Twelfth Night on Jan. 5 marks the official end of the holiday season. Throughout the world it's a time for light-hearted fun, rowdy games and dressing up in outrageous costumes - all customs descended from the Saturnalia celebrations of ancient Rome.

Difficulty: Easy
Instructions

Things You'll Need:

  • Costumes
  • Holiday Cookbooks
  • Beans Or Trinkets
  • Party Decorations
  • Ale
  • Apples
  • Cakes
  • Hard Cider
  • Sugars
  • Apples
  1. Step 1

    Throw a Twelfth Night costume party. Decree that your guests dress either as ancient Roman celebrators, as characters from Shakespeare's Twelfth Night or in any costumes that suit their (or your) fancy.

  2. Step 2

    Serve lamb's wool, the traditional Twelfth Night drink in England and Ireland, made of cider or ale, sugar, spices and roasted apples. (You'll find the recipe in traditional cookbooks of the British Isles and in many Christmas cookbooks.)

  3. Step 3

    Pour a little lamb's wool or cider on your apple trees if you have any; it's customary to bless them that way on Twelfth Night.

  4. Step 4

    Serve a Twelfth Night cake, sometimes called a king's cake.

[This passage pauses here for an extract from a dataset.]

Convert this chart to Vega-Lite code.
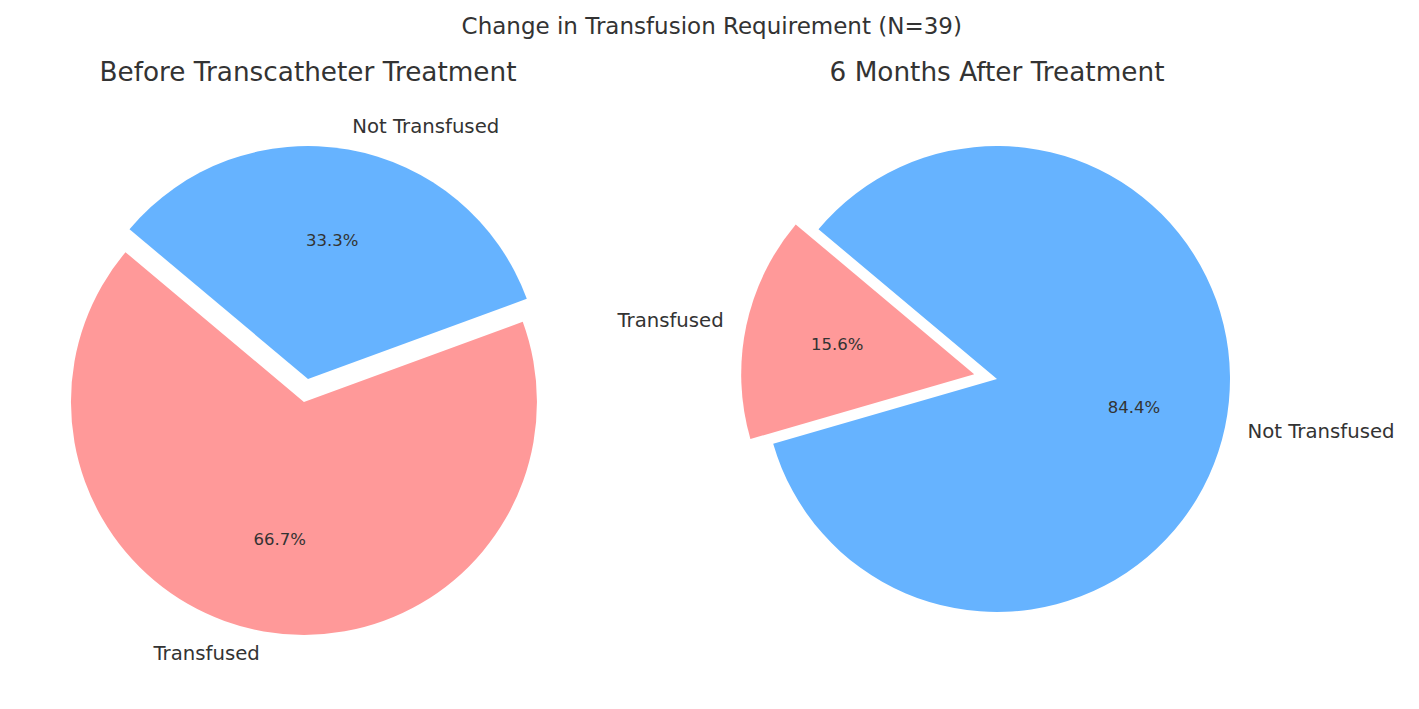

The recipe and the accompanying game vary slightly from country to country, but everywhere the crucial ingredient is the same: a bean or a trinket baked inside the cake.

  5. Step 5

    Find the piece with the token inside, and become king or queen of the party. Choose a consort, and together you'll reign over the festivities as absolute monarchs who direct your "subjects" to perform ludicrous tasks or behave in ways comically contrary to their usual natures.

Tips & Warnings
  • To bake your own Twelfth Night cake, look for a recipe in an ethnic holiday cookbook of choice: the British, French, Italians and Portugese all have yummy ones. If you lack the time or the inclination for baking, buy any frosted cake you like, cut a slit in its side, insert a bean or a trinket, and smooth the icing over the cut.
  • You can also put both a bean and a pea in your cake, as the English do, and the people who find them become dual monarchs.
  • In Portugal, whoever finds the bean not only is crowned king or queen but also must make the cake the following year.
  • If you have any fears that a bean could wind up stuck in the throat of one of your guests, use a large coin or trinket instead. (In France the cake usually contains a small china doll.)